SHORT PROBLEM - Print, word for word, the opening line of the data below and every line after it through the line that contains "x_minor_mult = [2, 3, 4, 5, 6, 7, 8, 9]", but not the pictures.

DATA -
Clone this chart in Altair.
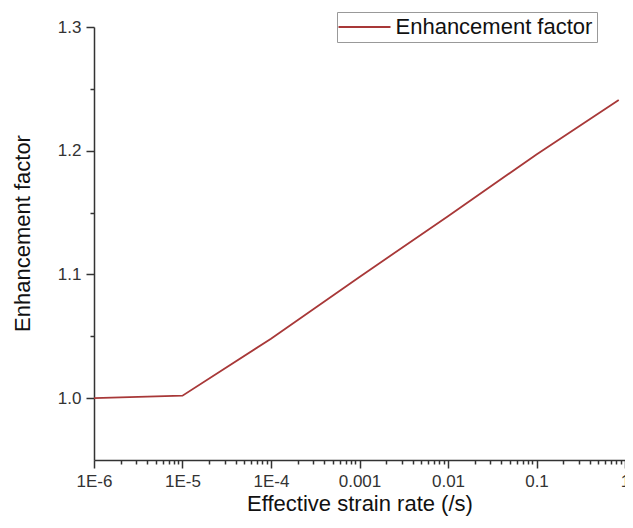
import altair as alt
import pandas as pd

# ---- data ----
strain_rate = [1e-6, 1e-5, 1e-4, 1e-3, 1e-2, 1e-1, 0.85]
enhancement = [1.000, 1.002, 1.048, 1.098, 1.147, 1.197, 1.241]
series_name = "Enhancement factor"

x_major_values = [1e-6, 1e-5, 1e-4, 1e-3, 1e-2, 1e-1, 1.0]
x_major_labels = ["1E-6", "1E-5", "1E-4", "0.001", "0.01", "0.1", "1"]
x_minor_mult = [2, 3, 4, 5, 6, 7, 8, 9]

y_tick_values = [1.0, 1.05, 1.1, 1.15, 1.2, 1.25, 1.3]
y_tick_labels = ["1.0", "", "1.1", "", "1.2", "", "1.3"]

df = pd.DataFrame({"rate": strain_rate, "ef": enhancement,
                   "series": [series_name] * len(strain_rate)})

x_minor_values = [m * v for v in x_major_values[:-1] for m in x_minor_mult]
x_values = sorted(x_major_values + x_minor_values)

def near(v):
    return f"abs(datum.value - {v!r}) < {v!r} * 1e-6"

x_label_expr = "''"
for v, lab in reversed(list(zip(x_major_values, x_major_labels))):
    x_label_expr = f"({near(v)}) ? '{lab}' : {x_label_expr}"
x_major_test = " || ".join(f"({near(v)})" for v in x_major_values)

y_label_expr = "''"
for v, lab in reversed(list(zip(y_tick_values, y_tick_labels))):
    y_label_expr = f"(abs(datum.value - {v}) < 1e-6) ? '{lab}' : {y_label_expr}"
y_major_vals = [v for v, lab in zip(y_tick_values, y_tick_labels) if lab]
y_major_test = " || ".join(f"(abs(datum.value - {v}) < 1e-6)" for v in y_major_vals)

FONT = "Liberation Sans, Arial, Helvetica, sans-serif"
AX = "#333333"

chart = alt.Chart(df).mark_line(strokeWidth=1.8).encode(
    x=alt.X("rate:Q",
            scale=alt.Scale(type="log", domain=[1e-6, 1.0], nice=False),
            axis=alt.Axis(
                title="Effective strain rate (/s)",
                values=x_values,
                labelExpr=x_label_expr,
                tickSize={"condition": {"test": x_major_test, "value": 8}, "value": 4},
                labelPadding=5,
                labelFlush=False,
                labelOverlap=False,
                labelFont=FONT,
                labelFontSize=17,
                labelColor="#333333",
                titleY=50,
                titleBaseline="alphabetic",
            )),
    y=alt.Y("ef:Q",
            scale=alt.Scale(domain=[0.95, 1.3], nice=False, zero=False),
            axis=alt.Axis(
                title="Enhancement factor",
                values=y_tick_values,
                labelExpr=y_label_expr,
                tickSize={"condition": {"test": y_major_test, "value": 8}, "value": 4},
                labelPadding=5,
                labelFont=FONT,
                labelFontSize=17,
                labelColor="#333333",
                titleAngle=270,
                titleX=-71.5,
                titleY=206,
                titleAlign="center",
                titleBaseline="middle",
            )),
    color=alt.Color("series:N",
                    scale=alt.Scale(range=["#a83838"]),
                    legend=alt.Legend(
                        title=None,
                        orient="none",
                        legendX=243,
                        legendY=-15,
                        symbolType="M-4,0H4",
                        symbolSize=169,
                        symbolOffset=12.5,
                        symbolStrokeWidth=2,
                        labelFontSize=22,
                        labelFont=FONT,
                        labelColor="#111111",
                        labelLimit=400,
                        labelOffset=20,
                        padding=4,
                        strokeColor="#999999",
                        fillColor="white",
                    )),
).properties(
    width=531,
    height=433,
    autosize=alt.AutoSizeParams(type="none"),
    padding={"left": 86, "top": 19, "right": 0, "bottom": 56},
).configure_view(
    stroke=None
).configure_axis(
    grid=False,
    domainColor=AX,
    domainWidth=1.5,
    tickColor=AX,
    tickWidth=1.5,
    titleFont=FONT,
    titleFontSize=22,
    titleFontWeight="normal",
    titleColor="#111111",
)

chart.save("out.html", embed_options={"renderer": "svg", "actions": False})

CORRECT ANSWER -
Clone this chart in Altair.
import altair as alt
import pandas as pd

# ---- data ----
strain_rate = [1e-6, 1e-5, 1e-4, 1e-3, 1e-2, 1e-1, 0.85]
enhancement = [1.000, 1.002, 1.048, 1.098, 1.147, 1.197, 1.241]
series_name = "Enhancement factor"

x_major_values = [1e-6, 1e-5, 1e-4, 1e-3, 1e-2, 1e-1, 1.0]
x_major_labels = ["1E-6", "1E-5", "1E-4", "0.001", "0.01", "0.1", "1"]
x_minor_mult = [2, 3, 4, 5, 6, 7, 8, 9]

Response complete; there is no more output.